Problem to solve: No images are to be carried over; print all other material exactly as it stands.

□ □ □

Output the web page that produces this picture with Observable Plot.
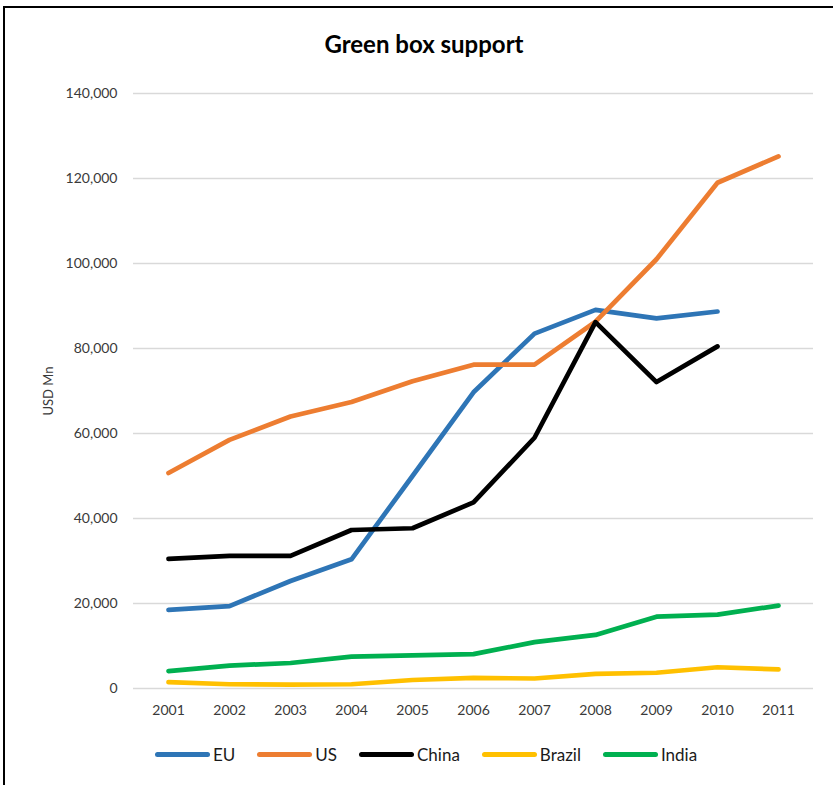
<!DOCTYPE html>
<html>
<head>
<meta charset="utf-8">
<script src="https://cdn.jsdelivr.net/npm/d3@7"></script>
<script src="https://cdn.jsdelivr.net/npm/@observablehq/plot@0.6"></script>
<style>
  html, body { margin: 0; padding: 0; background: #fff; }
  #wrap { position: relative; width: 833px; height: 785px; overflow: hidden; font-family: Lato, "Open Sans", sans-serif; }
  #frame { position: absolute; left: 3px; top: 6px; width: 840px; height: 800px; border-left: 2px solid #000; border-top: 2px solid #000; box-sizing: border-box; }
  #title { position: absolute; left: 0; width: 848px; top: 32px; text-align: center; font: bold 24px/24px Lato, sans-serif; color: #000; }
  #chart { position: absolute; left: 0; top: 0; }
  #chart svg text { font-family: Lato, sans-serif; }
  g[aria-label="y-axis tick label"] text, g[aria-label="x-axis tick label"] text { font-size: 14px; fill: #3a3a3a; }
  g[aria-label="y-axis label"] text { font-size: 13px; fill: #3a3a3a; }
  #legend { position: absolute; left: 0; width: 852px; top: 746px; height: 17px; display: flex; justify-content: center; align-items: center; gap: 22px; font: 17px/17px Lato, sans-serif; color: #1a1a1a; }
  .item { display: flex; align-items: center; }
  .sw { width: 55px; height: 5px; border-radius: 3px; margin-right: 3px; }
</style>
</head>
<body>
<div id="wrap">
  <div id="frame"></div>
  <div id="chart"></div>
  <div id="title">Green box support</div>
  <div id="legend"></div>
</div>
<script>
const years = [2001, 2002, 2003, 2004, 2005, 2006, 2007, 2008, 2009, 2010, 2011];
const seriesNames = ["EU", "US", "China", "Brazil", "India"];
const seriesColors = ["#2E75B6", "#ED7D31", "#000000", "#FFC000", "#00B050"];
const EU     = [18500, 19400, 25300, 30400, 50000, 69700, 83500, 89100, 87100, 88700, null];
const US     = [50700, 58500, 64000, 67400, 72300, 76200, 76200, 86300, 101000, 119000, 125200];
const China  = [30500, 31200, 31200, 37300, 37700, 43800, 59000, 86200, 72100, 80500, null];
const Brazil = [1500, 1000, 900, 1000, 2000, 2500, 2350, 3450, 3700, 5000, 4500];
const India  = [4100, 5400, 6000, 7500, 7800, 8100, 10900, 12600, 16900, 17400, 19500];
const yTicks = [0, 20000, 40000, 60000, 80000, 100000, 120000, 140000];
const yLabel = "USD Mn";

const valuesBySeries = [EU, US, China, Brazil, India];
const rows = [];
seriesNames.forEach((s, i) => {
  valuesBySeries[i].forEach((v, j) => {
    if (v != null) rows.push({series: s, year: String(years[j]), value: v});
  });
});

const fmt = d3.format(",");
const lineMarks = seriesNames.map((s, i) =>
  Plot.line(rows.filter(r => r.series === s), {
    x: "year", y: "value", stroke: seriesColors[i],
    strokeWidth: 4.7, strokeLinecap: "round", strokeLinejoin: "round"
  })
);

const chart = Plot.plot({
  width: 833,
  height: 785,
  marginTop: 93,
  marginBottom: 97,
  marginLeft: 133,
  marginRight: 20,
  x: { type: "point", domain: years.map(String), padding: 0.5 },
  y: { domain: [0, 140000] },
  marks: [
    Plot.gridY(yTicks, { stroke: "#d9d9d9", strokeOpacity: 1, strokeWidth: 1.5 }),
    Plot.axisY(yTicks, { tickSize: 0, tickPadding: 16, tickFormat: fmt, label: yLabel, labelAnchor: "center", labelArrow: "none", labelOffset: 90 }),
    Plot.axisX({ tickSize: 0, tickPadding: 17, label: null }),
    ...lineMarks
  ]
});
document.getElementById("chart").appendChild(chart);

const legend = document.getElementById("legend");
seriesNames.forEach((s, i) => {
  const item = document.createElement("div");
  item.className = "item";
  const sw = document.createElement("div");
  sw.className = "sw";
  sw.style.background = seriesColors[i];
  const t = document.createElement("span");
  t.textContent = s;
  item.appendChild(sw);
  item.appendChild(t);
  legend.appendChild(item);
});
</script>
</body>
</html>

□ □ □

Response to this task:
Output the web page that produces this picture with Observable Plot.
<!DOCTYPE html>
<html>
<head>
<meta charset="utf-8">
<script src="https://cdn.jsdelivr.net/npm/d3@7"></script>
<script src="https://cdn.jsdelivr.net/npm/@observablehq/plot@0.6"></script>
<style>
  html, body { margin: 0; padding: 0; background: #fff; }
  #wrap { position: relative; width: 833px; height: 785px; overflow: hidden; font-family: Lato, "Open Sans", sans-serif; }
  #frame { position: absolute; left: 3px; top: 6px; width: 840px; height: 800px; border-left: 2px solid #000; border-top: 2px solid #000; box-sizing: border-box; }
  #title { position: absolute; left: 0; width: 848px; top: 32px; text-align: center; font: bold 24px/24px Lato, sans-serif; color: #000; }
  #chart { position: absolute; left: 0; top: 0; }
  #chart svg text { font-family: Lato, sans-serif; }
  g[aria-label="y-axis tick label"] text, g[aria-label="x-axis tick label"] text { font-size: 14px; fill: #3a3a3a; }
  g[aria-label="y-axis label"] text { font-size: 13px; fill: #3a3a3a; }
  #legend { position: absolute; left: 0; width: 852px; top: 746px; height: 17px; display: flex; justify-content: center; align-items: center; gap: 22px; font: 17px/17px Lato, sans-serif; color: #1a1a1a; }
  .item { display: flex; align-items: center; }
  .sw { width: 55px; height: 5px; border-radius: 3px; margin-right: 3px; }
</style>
</head>
<body>
<div id="wrap">
  <div id="frame"></div>
  <div id="chart"></div>
  <div id="title">Green box support</div>
  <div id="legend"></div>
</div>
<script>
const years = [2001, 2002, 2003, 2004, 2005, 2006, 2007, 2008, 2009, 2010, 2011];
const seriesNames = ["EU", "US", "China", "Brazil", "India"];
const seriesColors = ["#2E75B6", "#ED7D31", "#000000", "#FFC000", "#00B050"];
const EU     = [18500, 19400, 25300, 30400, 50000, 69700, 83500, 89100, 87100, 88700, null];
const US     = [50700, 58500, 64000, 67400, 72300, 76200, 76200, 86300, 101000, 119000, 125200];
const China  = [30500, 31200, 31200, 37300, 37700, 43800, 59000, 86200, 72100, 80500, null];
const Brazil = [1500, 1000, 900, 1000, 2000, 2500, 2350, 3450, 3700, 5000, 4500];
const India  = [4100, 5400, 6000, 7500, 7800, 8100, 10900, 12600, 16900, 17400, 19500];
const yTicks = [0, 20000, 40000, 60000, 80000, 100000, 120000, 140000];
const yLabel = "USD Mn";

const valuesBySeries = [EU, US, China, Brazil, India];
const rows = [];
seriesNames.forEach((s, i) => {
  valuesBySeries[i].forEach((v, j) => {
    if (v != null) rows.push({series: s, year: String(years[j]), value: v});
  });
});

const fmt = d3.format(",");
const lineMarks = seriesNames.map((s, i) =>
  Plot.line(rows.filter(r => r.series === s), {
    x: "year", y: "value", stroke: seriesColors[i],
    strokeWidth: 4.7, strokeLinecap: "round", strokeLinejoin: "round"
  })
);

const chart = Plot.plot({
  width: 833,
  height: 785,
  marginTop: 93,
  marginBottom: 97,
  marginLeft: 133,
  marginRight: 20,
  x: { type: "point", domain: years.map(String), padding: 0.5 },
  y: { domain: [0, 140000] },
  marks: [
    Plot.gridY(yTicks, { stroke: "#d9d9d9", strokeOpacity: 1, strokeWidth: 1.5 }),
    Plot.axisY(yTicks, { tickSize: 0, tickPadding: 16, tickFormat: fmt, label: yLabel, labelAnchor: "center", labelArrow: "none", labelOffset: 90 }),
    Plot.axisX({ tickSize: 0, tickPadding: 17, label: null }),
    ...lineMarks
  ]
});
document.getElementById("chart").appendChild(chart);

const legend = document.getElementById("legend");
seriesNames.forEach((s, i) => {
  const item = document.createElement("div");
  item.className = "item";
  const sw = document.createElement("div");
  sw.className = "sw";
  sw.style.background = seriesColors[i];
  const t = document.createElement("span");
  t.textContent = s;
  item.appendChild(sw);
  item.appendChild(t);
  legend.appendChild(item);
});
</script>
</body>
</html>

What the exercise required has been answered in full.